Billboard from atheist group with slogan "Supernatural Belief is the Enemy of Humanity"
Cobb County Courier

Hemant Mehta in the Friendly Atheist:

According to just released 2018 data from the General Social Survey, “nones” are now the largest single “religious” demographic in the country (23.1%), statistically tied with Catholics (23.0%) and just above evangelical Christians (22.5%). 

While the single data point may not tell you much, look at those trend lines. “No religion” just keeps getting higher and higher, apparently pulling people from mainline Christian denominations and maybe some evangelicals, too.

According to Professor Ryan P. Burge of Eastern Illinois University, this trend shows no sign of slowing down.

The unaffiliated have had a much more dramatic trajectory, starting at just 1 in 20 of GSS respondents back in 1972. The nones experienced big jumps in 1993 and 1998, and have added, on average, 1-1.5 percentage points every 2 years for the last 10 years.
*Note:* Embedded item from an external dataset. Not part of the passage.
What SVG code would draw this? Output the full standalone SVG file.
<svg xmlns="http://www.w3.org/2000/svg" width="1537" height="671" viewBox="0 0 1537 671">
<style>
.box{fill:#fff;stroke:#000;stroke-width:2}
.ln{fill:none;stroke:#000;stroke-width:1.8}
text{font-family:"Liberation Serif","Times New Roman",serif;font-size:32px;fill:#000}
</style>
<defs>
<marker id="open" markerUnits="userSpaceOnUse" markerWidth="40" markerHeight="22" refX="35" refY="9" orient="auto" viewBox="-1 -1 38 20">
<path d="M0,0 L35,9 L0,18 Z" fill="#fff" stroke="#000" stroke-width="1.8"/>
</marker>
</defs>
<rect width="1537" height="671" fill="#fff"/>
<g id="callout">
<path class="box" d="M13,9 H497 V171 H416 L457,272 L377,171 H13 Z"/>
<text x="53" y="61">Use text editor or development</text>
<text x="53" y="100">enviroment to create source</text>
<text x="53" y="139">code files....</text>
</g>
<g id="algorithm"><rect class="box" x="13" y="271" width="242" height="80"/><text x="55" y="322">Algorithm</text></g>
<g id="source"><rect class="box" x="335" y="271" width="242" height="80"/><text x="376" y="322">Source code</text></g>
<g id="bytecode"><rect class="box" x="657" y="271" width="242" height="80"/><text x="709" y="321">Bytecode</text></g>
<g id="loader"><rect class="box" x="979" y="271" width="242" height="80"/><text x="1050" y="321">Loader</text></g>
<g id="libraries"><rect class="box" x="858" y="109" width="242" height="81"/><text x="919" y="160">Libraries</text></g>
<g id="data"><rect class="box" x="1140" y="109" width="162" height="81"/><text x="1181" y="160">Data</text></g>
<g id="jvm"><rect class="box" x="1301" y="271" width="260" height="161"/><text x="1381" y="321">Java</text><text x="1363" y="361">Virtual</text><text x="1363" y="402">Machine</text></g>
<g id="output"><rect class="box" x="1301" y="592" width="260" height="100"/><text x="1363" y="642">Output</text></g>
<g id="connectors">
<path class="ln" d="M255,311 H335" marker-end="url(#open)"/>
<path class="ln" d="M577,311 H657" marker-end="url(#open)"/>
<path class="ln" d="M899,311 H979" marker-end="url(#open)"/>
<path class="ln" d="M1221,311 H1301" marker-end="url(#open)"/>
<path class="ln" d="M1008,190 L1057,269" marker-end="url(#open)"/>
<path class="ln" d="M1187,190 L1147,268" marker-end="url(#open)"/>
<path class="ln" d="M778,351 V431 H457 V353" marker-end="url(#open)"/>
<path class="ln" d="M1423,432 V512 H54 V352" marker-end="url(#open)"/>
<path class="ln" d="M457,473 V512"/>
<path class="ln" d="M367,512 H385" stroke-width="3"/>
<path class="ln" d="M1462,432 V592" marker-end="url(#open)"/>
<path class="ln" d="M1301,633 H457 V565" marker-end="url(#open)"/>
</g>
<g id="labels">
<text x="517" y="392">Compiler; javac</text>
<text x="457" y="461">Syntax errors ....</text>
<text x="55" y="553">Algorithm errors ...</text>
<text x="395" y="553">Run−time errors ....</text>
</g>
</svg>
Their continued growth has been well-documented and at this point, expected. The big finding in 2018 is that those of “no religion” are now as common as evangelicals in the US, both about 23 percent of the population.

The difference between these groups is not statistically significant at this point; but I see no reason to think that the nones will level off anytime soon. If the nones maintain their growth while evangelicals stagnate, it is statistically inevitable that those of no religious faith will be the largest group in America in the next five years.

Given that the two largest religious denominations in the country — Catholics and Southern Baptists — are facing sexual abuse scandals that could go on for years to come, I wouldn’t be surprised if people who still believe in God leave those denominations altogether.

The next step has to be figuring out how to convert more of those “nones” into a voting bloc that cares about issues like church/state separation and civil rights. Having more of us makes no difference if conservative evangelicals punch above their weight at the ballot box.